Five of the 12 markets contending for the final four spots will host at least one Gold Cup game, with Phoenix, San Antonio and Sacramento joining Tampa and Nashville.
Three key factors go into reviewing an expansion bid, Courtemanche.
“The first is a local ownership group, which exists for the Tampa Bay bid with Bill Edwards,” he said. “The second is a comprehensive stadium plan, and the third is strong fan support. That support is attractive to the league and attractive to partners. We want a city that’ll get behind its team and continue to help this league grow.

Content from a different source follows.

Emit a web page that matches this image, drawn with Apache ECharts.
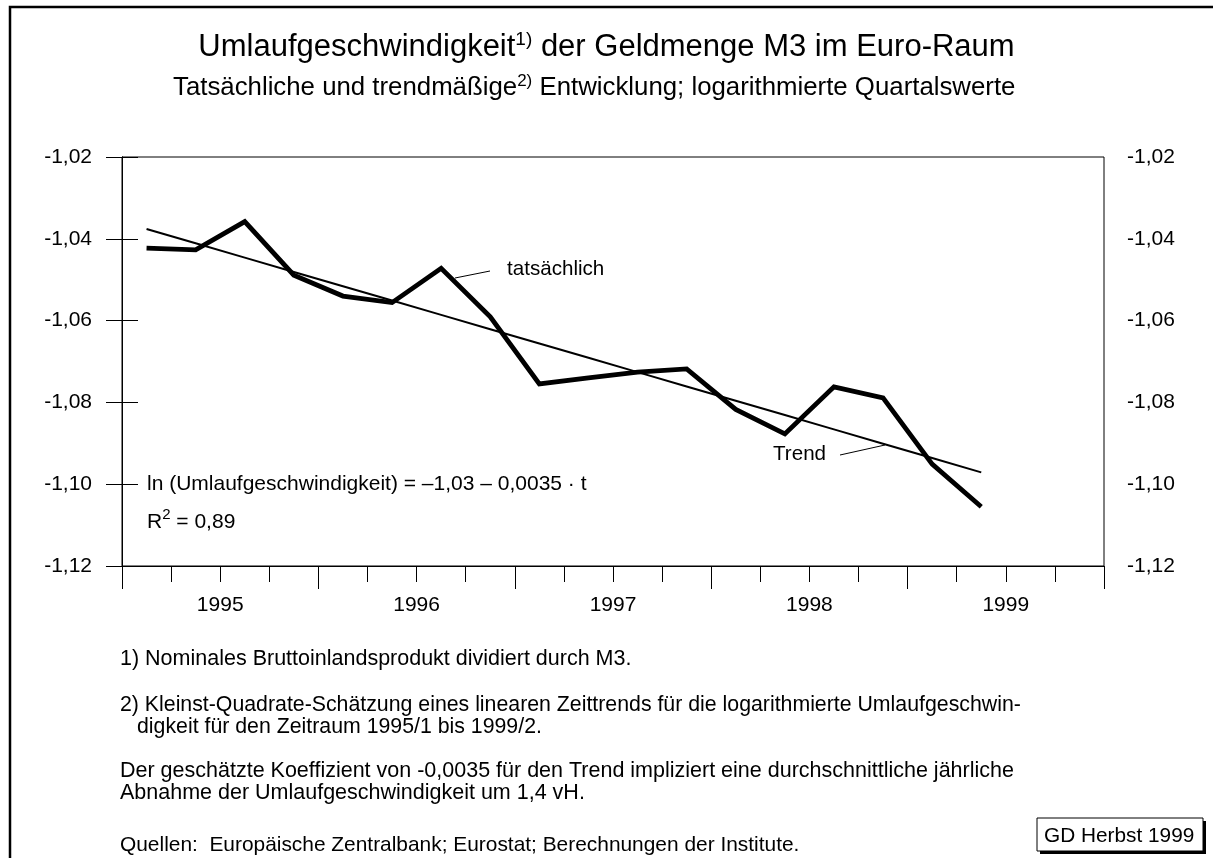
<!DOCTYPE html>
<html>
<head>
<meta charset="utf-8">
<script src="https://cdn.jsdelivr.net/npm/echarts@6/dist/echarts.min.js"></script>
<style>
  html, body { margin: 0; padding: 0; background: #fff; }
  #chart { width: 1213px; height: 858px; }
</style>
</head>
<body>
<div id="chart"></div>
<script>
// quarterly values 1995/1 .. 1999/2 (logarithmierte Umlaufgeschwindigkeit)
const quarters = ['1995/1', '1995/2', '1995/3', '1995/4', '1996/1', '1996/2', '1996/3', '1996/4',
  '1997/1', '1997/2', '1997/3', '1997/4', '1998/1', '1998/2', '1998/3', '1998/4', '1999/1', '1999/2'];
const actual = [-1.0423, -1.0427, -1.0358, -1.0489, -1.0540, -1.0556, -1.0472, -1.0591,
  -1.0755, -1.0740, -1.0726, -1.0718, -1.0817, -1.0877, -1.0762, -1.0789, -1.0951, -1.1055];
const trend = [-1.0376, -1.0411, -1.0446, -1.0481, -1.0516, -1.0551, -1.0586, -1.0621,
  -1.0656, -1.0691, -1.0726, -1.0761, -1.0796, -1.0831, -1.0866, -1.0901, -1.0936, -1.0971];
const years = ['1995', '1996', '1997', '1998', '1999'];

const FONT = "'Liberation Sans', Arial, sans-serif";
const BLACK = '#000';
const AXIS_FS = 21;
const NOTE_FS = 21.5;

// x position of each quarter: centre of its slot on a 0..20 quarter axis
const toPoints = vals => vals.map((v, i) => [i + 0.5, v]);

const yLabel = v => v.toFixed(2).replace('.', ',');

const chart = echarts.init(document.getElementById('chart'), null, { renderer: 'canvas' });

// y is the wanted vertical centre of the text
const txt = (left, y, text, size, extra) => ({
  type: 'text',
  left: left,
  top: y - size * 0.45,
  style: Object.assign({ text: text, fill: BLACK, font: size + 'px ' + FONT }, extra || {})
});

const line = (x1, y1, x2, y2, w) => ({
  type: 'line',
  shape: { x1, y1, x2, y2 },
  style: { stroke: BLACK, lineWidth: w || 1 }
});

chart.setOption({
  animation: false,
  backgroundColor: '#fff',
  textStyle: { fontFamily: FONT, color: BLACK },
  title: [
    {
      text: 'Umlaufgeschwindigkeit{sup|1)}{t| der Geldmenge M3 im Euro-Raum}',
      left: 'center',
      top: 25,
      textStyle: {
        fontSize: 31, fontWeight: 'normal', color: BLACK, fontFamily: FONT,
        rich: {
          t: { fontSize: 31, color: BLACK, fontFamily: FONT },
          sup: { fontSize: 19, color: BLACK, fontFamily: FONT, verticalAlign: 'top', lineHeight: 35 }
        }
      }
    },
    {
      text: 'Tatsächliche und trendmäßige{sup|2)}{t| Entwicklung; logarithmierte Quartalswerte}',
      left: 168,
      top: 68,
      textStyle: {
        fontSize: 25.8, fontWeight: 'normal', color: BLACK, fontFamily: FONT,
        rich: {
          t: { fontSize: 25.8, color: BLACK, fontFamily: FONT },
          sup: { fontSize: 17, color: BLACK, fontFamily: FONT, verticalAlign: 'top', lineHeight: 30 }
        }
      }
    }
  ],
  grid: {
    left: 122, right: 109, top: 157, bottom: 292,
    show: true, borderColor: BLACK, borderWidth: 1, backgroundColor: 'transparent'
  },
  xAxis: [
    {
      type: 'value', min: 0, max: 20, interval: 1,
      axisLine: { show: true, lineStyle: { color: BLACK, width: 1 } },
      axisTick: { show: true, length: 16, lineStyle: { color: BLACK } },
      axisLabel: { show: false },
      splitLine: { show: false }
    },
    {
      type: 'value', min: 0, max: 20, interval: 4, position: 'bottom',
      axisLine: { show: false },
      axisTick: { show: true, length: 23, lineStyle: { color: BLACK } },
      axisLabel: { show: false },
      splitLine: { show: false }
    },
    {
      type: 'value', min: 0, max: 20, interval: 2, position: 'bottom',
      axisLine: { show: false },
      axisTick: { show: false },
      axisLabel: {
        show: true, margin: 29, fontSize: AXIS_FS, color: BLACK, fontFamily: FONT,
        formatter: v => (v % 4 === 2 ? years[(v - 2) / 4] : '')
      },
      splitLine: { show: false }
    }
  ],
  yAxis: [
    {
      type: 'value', min: -1.12, max: -1.02, interval: 0.02, position: 'left',
      axisLine: { show: true, lineStyle: { color: BLACK, width: 1 } },
      axisTick: { show: true, length: 16, lineStyle: { color: BLACK } },
      axisLabel: { margin: 30, fontSize: AXIS_FS, color: BLACK, fontFamily: FONT, formatter: yLabel },
      splitLine: { show: false }
    },
    {
      type: 'value', min: -1.12, max: -1.02, interval: 0.02, position: 'right',
      axisLine: { show: true, lineStyle: { color: BLACK, width: 1 } },
      axisTick: { show: true, length: 16, lineStyle: { color: BLACK } },
      axisLabel: { margin: 23, fontSize: AXIS_FS, color: BLACK, fontFamily: FONT, formatter: yLabel },
      splitLine: { show: false }
    }
  ],
  series: [
    {
      name: 'Trend', type: 'line', xAxisIndex: 0, yAxisIndex: 0,
      data: toPoints(trend), symbol: 'none', z: 2,
      lineStyle: { color: BLACK, width: 2 }
    },
    {
      name: 'tatsächlich', type: 'line', xAxisIndex: 0, yAxisIndex: 0,
      data: toPoints(actual), symbol: 'none', z: 3,
      lineStyle: { color: BLACK, width: 4.8, join: 'miter' }
    }
  ],
  graphic: [
    // outer frame
    { type: 'rect', shape: { x: 10, y: 7, width: 1300, height: 900 },
      style: { fill: 'none', stroke: BLACK, lineWidth: 2.5 } },
    // series labels
    txt(507, 268, 'tatsächlich', 20.6),
    line(455, 278, 490, 271, 1),
    txt(773, 453, 'Trend', 20.6),
    line(840, 455, 885, 445, 1),
    // regression
    txt(147, 483, 'ln (Umlaufgeschwindigkeit) = \u20131,03 \u2013 0,0035 \u00b7 t', AXIS_FS),
    {
      type: 'text', left: 147, top: 507,
      style: {
        text: '{t|R}{sup|2}{t| = 0,89}', fill: BLACK, font: AXIS_FS + 'px ' + FONT,
        rich: {
          t: { fontSize: AXIS_FS, fontFamily: FONT, fill: BLACK, verticalAlign: 'bottom', lineHeight: 26 },
          sup: { fontSize: 15, fontFamily: FONT, fill: BLACK, verticalAlign: 'top', lineHeight: 26 }
        }
      }
    },
    // footnotes
    txt(120, 658, '1) Nominales Bruttoinlandsprodukt dividiert durch M3.', NOTE_FS),
    txt(120, 704, '2) Kleinst-Quadrate-Schätzung eines linearen Zeittrends für die logarithmierte Umlaufgeschwin-', 21.3),
    txt(137, 726, 'digkeit für den Zeitraum 1995/1 bis 1999/2.', 21.3),
    txt(120, 770, 'Der geschätzte Koeffizient von -0,0035 für den Trend impliziert eine durchschnittliche jährliche', NOTE_FS),
    txt(120, 792, 'Abnahme der Umlaufgeschwindigkeit um 1,4 vH.', NOTE_FS),
    txt(120, 844, 'Quellen:  Europäische Zentralbank; Eurostat; Berechnungen der Institute.', 20.9),
    // GD stamp with shadow
    { type: 'rect', shape: { x: 1040, y: 821, width: 166, height: 33 }, style: { fill: BLACK } },
    { type: 'rect', shape: { x: 1037, y: 818, width: 166, height: 33 },
      style: { fill: '#fff', stroke: BLACK, lineWidth: 1 } },
    txt(1044, 835, 'GD Herbst 1999', 20.8)
  ]
});
</script>
</body>
</html>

“The Gold Cup serves as an example of a prominent soccer event in the Tampa-St. Petersburg area that can act as a showcase for the level of support in the area. Ideally we want to see not just good attendance but also a strong atmosphere that gets people excited.”
In Nashville, the announced attendance for the United States-Panama game at Nissan Stadium, home of the NFL’s Titans, was 47,622, a record for the largest crowd to watch a soccer game in Tennessee.
“Good attendance figures for an event like this obviously tell us something about fan support in the area, so it definitely can play a part,” Courtemanche said.
CONCACAF Gold Cup
At Raymond James Stadium
Panama vs. Nicaragua, 6:30; United States vs. Martinique, 9 p.m.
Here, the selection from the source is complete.